2013, il pressing di Berlusconi e i paletti di Bersani
Il confronto rimase un’utopia anche nel 2013. A sorprendere, semmai, furono le posizioni sulla faccenda letteralmente capovolte. Berlusconi, che era dietro e aveva addirittura accettato a gennaio l’ospitata dal nemico Santoro, spinse a più riprese per uno scontro con il solo Pierluigi Bersani: “Il confronto dovrebbe essere a due, cioè tra i due protagonisti che hanno la probabilità di uscire vincitori”. Bersani, al contrario, rilanciò la versione allargata: “O con tutti i contendenti o con nessuno”. Tradotto: porte aperte a Grillo, Giannino, Monti e Ingroia, oppure niente. Strategia, nemmeno troppo velata, per paralizzare qualsiasi trattativa.

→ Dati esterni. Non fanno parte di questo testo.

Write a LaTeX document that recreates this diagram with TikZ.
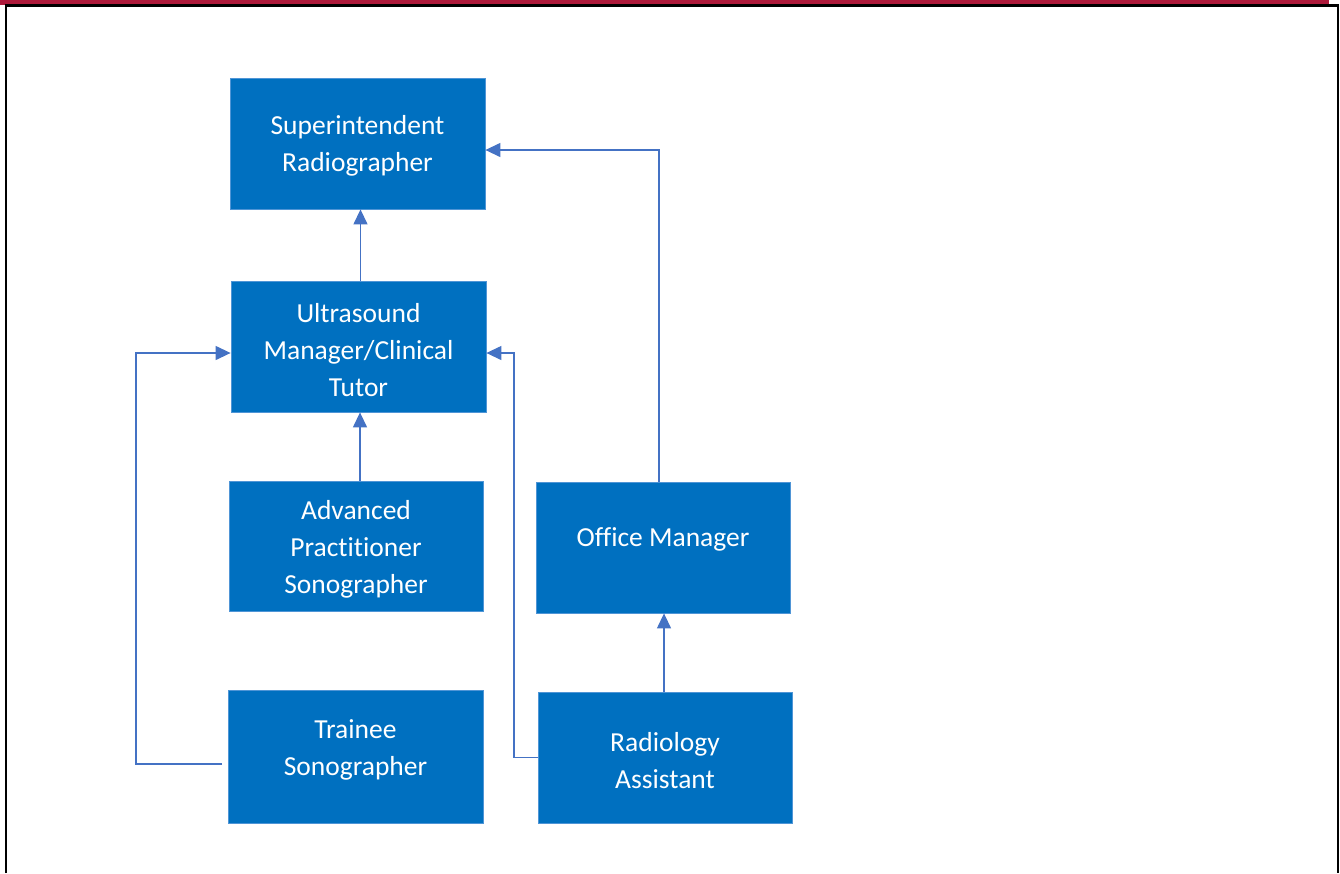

2018, nessuno vuole incontrare Renzi
Non se ne fece nulla, infine, nemmeno nel 2018. Qui fu Matteo Renzi, all’epoca segretario del Pd, ad insistere per un appuntamento sul piccolo schermo. Il Partito Democratico, guarda caso, arrancava nei sondaggi e né Matteo Salvini, né Luigi Di Maio accolsero le sue richieste. O meglio, ci ripensarono in corsa. “Per anni ho chiesto un faccia a faccia a Renzi e lui si è negato sdegnosamente, Adesso improvvisamente io dovrei rinunciare al mio tour elettorale per accontentarlo?”, tagliò corto il leghista. “Scappano non solo perché hanno paura, ma perché non hanno la cultura democratica”, ribatté Renzi. “Siamo all’abc del dibattito politico, noi l’abbiamo sempre concesso. Il confronto non fu fatto nel 2001 e nel 2008, noi invece abbiamo sempre dato la disponibilità. E’ uno strumento di trasparenza, non una gentile concessione”.
Muta il ruolo degli attori, ma alla fine i discorsi finiscono puntualmente col ripetersi.